• Stated exercise
Reproduce, exactly and in full, only the lines below from the one containing "Write the seaborn" through the one containing "from matplotlib.transforms import".

-- Begin The records --

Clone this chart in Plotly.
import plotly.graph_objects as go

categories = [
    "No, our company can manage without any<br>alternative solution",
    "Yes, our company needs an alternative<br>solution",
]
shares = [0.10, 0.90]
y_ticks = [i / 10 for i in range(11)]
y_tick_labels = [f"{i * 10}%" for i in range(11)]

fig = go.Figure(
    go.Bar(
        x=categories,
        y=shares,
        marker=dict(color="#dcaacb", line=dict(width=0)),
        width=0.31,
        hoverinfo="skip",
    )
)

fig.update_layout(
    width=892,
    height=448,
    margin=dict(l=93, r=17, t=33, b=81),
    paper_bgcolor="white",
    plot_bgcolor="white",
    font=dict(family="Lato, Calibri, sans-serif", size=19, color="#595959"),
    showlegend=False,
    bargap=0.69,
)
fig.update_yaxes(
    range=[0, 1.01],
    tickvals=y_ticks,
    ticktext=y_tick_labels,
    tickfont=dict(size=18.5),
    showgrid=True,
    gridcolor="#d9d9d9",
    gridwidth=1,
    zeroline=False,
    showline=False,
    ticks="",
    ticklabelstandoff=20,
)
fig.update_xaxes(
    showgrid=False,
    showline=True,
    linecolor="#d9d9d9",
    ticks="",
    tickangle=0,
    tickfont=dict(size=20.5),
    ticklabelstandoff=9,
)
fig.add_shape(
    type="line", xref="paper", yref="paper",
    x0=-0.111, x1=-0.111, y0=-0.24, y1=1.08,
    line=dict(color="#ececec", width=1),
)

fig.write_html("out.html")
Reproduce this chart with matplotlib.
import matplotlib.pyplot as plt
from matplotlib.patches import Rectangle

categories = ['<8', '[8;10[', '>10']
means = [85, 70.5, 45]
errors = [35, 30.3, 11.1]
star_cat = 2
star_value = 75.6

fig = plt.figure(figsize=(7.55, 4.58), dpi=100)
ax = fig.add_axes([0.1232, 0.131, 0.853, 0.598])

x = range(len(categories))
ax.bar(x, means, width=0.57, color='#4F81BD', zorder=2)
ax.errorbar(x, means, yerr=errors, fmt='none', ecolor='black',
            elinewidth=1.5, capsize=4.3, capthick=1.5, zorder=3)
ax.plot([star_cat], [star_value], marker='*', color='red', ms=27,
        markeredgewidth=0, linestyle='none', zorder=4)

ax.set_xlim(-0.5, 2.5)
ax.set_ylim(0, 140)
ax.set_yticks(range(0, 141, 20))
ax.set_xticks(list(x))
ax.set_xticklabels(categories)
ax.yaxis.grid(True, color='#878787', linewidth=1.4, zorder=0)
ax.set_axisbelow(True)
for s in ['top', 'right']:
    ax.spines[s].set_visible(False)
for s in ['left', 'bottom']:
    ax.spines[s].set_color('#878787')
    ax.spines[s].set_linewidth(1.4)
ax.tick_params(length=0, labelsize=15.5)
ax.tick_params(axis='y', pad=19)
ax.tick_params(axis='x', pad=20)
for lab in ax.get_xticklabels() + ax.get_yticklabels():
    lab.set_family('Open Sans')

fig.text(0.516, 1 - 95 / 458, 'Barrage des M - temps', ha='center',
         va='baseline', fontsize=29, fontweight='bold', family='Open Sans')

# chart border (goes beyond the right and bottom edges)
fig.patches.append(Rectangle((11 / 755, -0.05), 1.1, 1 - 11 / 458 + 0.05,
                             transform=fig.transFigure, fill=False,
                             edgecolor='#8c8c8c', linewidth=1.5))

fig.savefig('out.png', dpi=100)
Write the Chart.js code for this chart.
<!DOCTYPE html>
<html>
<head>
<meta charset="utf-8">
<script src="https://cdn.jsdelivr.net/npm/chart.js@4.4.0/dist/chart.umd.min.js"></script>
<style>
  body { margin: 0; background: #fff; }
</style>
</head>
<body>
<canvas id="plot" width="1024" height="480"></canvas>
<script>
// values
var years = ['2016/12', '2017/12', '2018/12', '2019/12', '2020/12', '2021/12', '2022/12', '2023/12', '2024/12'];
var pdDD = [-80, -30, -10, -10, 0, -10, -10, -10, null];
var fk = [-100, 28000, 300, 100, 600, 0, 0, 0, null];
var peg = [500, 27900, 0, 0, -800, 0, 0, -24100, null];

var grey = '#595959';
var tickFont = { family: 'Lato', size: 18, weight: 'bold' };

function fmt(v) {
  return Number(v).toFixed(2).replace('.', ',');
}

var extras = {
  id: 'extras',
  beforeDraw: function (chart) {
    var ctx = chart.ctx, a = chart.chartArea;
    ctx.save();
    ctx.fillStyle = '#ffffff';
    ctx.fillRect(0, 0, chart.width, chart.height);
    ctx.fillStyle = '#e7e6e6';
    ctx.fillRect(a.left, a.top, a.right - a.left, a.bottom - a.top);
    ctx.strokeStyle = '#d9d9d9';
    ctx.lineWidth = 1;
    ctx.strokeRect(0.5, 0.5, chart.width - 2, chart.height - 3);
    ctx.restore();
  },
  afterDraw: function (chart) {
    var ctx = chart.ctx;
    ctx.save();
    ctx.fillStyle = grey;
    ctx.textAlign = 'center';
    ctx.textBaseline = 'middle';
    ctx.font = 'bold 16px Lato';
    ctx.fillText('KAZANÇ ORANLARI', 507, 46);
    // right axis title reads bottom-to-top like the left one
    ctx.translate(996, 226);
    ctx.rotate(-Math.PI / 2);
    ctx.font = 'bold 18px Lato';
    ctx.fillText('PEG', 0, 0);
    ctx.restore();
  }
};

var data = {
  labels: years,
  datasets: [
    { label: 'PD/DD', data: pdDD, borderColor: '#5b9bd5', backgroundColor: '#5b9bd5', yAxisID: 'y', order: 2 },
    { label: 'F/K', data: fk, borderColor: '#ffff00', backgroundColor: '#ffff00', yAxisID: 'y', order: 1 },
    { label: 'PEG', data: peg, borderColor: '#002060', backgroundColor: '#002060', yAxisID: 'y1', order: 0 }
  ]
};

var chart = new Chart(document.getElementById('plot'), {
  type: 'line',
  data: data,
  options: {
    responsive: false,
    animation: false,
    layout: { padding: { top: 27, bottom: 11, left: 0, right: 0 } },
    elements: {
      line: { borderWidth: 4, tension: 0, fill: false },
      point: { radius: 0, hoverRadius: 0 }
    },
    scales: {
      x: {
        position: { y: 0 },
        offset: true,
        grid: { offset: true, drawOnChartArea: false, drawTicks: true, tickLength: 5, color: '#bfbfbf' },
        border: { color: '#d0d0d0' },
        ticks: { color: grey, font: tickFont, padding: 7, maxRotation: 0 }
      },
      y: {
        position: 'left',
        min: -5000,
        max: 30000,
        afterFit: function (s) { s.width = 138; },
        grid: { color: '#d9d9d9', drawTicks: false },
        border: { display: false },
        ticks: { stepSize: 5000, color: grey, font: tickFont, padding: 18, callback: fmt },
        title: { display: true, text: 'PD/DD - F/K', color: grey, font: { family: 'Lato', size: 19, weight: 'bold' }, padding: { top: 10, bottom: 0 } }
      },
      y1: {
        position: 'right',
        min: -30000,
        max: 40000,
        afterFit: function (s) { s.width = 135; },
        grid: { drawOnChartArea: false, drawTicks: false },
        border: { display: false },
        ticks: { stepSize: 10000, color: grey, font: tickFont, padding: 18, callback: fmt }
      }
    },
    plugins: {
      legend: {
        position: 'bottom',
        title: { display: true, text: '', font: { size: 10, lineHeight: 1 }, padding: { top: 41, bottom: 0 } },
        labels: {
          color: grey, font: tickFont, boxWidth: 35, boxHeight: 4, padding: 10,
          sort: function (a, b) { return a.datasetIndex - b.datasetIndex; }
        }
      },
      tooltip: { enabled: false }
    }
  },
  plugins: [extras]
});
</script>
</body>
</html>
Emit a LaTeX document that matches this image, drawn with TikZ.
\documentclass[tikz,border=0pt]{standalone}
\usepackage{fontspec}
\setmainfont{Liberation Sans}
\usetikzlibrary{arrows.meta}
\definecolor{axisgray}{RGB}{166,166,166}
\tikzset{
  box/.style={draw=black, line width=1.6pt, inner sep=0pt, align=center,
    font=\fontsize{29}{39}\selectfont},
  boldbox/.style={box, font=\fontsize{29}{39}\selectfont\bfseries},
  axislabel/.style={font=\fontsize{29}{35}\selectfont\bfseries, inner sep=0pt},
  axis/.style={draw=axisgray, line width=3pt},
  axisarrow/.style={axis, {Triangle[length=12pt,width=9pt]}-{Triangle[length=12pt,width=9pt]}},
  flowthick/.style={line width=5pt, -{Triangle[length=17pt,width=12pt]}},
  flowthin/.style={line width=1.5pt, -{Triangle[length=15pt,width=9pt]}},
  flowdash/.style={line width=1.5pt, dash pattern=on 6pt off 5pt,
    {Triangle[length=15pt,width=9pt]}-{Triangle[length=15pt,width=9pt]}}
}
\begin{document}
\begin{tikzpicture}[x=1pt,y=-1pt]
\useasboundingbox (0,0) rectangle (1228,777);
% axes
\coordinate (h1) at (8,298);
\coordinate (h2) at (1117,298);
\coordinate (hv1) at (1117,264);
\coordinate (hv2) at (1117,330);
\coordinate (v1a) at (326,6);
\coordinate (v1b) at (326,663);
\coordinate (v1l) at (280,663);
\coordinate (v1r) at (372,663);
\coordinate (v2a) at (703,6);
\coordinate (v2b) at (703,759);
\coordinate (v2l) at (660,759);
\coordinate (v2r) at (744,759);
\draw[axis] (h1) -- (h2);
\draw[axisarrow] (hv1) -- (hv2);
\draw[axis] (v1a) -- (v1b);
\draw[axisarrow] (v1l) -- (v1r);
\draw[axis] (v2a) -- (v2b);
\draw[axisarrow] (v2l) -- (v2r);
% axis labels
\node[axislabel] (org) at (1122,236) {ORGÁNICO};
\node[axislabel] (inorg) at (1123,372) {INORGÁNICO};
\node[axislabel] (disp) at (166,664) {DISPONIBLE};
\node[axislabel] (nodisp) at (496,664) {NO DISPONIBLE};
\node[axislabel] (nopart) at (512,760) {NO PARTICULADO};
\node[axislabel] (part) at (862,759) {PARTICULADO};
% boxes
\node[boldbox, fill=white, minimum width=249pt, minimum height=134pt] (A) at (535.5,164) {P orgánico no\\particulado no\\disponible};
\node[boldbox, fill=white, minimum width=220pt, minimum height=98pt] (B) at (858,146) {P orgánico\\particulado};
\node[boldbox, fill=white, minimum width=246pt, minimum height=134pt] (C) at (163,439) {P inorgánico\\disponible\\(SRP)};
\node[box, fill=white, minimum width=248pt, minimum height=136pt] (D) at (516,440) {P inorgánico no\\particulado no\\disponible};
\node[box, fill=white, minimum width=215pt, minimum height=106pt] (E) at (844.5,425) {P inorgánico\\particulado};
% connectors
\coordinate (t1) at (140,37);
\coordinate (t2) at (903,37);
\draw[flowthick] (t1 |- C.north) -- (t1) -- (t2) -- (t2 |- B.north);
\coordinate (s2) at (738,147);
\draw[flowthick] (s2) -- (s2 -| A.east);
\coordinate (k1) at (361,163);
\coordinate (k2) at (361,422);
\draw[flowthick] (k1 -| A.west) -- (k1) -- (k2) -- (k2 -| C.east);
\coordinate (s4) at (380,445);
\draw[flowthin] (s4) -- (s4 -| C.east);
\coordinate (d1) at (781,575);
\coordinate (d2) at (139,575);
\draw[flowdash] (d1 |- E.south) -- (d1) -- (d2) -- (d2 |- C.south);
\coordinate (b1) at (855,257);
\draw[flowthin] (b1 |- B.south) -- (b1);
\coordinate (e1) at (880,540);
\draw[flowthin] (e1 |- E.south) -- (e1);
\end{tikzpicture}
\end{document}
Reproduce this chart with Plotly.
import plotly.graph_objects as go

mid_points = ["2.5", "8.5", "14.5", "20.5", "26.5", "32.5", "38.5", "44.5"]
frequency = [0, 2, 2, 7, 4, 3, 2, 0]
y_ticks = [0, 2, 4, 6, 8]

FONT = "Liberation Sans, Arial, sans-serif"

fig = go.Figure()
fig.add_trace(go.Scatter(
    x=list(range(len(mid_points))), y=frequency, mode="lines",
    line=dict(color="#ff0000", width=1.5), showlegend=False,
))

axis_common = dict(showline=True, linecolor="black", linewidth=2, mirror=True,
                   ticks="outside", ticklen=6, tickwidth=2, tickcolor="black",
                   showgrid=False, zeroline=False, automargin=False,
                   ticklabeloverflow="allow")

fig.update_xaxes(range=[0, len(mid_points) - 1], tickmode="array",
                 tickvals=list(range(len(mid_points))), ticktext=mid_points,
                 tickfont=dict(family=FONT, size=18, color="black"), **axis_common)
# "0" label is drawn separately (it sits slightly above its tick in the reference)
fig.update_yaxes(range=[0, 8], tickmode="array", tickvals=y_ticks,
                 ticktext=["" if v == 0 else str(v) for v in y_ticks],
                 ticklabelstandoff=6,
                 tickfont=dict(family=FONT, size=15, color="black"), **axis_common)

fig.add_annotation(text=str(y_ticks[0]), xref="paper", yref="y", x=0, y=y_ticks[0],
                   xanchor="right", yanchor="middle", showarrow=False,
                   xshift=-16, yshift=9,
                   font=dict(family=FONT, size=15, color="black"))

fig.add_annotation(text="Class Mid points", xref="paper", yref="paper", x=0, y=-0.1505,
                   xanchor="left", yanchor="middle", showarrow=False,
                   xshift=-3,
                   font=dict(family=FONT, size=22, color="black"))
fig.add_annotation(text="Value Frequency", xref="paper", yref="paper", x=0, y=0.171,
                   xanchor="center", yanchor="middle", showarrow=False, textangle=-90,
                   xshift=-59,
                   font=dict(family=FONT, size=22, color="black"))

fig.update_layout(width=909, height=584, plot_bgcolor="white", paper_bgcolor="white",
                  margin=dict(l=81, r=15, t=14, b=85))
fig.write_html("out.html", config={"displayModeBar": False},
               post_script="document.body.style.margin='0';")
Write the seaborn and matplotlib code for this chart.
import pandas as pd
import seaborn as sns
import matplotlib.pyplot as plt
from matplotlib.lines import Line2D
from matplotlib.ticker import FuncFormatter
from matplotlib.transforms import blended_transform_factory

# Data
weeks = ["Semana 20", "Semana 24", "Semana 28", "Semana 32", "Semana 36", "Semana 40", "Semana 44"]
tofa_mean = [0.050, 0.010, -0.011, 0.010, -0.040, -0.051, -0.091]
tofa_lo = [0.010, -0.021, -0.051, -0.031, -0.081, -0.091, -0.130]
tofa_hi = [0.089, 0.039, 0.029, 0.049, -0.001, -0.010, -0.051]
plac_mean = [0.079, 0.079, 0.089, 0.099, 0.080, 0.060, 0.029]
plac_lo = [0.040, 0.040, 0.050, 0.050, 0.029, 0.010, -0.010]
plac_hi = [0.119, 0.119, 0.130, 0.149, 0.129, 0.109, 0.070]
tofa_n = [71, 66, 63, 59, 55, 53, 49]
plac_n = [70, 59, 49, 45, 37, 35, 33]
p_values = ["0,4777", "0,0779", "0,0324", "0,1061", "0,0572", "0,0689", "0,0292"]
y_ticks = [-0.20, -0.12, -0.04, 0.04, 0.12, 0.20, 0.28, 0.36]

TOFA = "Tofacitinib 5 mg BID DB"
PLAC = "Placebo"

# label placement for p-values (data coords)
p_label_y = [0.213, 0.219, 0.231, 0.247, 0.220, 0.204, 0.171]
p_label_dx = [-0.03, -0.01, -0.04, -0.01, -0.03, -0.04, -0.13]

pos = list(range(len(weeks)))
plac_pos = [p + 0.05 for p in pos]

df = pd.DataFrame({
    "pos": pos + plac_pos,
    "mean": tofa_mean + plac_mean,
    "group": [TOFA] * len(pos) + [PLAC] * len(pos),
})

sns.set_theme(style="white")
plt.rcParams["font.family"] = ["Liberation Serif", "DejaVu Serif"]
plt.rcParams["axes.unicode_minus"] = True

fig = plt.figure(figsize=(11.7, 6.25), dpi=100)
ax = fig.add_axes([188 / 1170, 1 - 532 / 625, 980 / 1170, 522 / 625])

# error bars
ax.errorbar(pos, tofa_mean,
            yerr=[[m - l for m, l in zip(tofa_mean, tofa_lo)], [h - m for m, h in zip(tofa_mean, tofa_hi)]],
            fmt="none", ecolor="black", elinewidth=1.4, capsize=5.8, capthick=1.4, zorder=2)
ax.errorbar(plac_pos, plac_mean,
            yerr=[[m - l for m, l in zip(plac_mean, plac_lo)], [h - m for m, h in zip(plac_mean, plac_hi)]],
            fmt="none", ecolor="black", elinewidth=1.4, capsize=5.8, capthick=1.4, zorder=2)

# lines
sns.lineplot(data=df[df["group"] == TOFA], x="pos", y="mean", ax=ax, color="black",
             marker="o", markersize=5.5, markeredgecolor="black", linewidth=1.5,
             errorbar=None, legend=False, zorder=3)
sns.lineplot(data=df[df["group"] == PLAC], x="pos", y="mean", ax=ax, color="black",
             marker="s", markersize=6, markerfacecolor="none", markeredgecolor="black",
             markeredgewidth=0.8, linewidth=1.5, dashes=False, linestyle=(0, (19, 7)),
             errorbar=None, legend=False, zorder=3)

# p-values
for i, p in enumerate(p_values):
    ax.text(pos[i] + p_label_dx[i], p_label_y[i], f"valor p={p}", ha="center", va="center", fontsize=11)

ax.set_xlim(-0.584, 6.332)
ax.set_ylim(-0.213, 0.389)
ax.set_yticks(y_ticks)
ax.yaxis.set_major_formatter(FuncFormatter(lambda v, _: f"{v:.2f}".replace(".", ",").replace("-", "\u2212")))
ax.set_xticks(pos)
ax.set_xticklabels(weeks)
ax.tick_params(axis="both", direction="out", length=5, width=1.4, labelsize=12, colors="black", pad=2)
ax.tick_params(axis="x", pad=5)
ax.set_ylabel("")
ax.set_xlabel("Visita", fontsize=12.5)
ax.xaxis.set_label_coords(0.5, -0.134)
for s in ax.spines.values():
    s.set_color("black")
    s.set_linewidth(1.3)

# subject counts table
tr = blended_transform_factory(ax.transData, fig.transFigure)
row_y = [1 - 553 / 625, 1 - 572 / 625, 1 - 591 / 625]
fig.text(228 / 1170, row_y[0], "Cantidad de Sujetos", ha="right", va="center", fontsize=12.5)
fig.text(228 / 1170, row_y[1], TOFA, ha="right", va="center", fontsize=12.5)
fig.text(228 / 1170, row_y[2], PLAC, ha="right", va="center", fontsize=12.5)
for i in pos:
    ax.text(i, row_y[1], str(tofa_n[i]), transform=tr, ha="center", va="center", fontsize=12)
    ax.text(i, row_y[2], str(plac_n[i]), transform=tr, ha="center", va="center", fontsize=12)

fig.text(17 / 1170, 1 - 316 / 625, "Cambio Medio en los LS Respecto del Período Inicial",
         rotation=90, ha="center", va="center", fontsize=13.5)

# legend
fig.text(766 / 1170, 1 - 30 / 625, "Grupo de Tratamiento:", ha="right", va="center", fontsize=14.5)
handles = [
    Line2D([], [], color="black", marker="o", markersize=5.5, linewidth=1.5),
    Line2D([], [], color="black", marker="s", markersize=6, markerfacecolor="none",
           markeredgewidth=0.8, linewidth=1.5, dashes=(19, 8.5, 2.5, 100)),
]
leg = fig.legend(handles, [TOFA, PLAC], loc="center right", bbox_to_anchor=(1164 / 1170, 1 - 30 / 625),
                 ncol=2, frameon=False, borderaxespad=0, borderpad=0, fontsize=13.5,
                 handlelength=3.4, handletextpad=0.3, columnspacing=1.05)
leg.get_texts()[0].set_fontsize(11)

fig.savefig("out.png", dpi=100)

-- End The records --

• Written solution
Write the seaborn and matplotlib code for this chart.
import pandas as pd
import seaborn as sns
import matplotlib.pyplot as plt
from matplotlib.lines import Line2D
from matplotlib.ticker import FuncFormatter
from matplotlib.transforms import blended_transform_factory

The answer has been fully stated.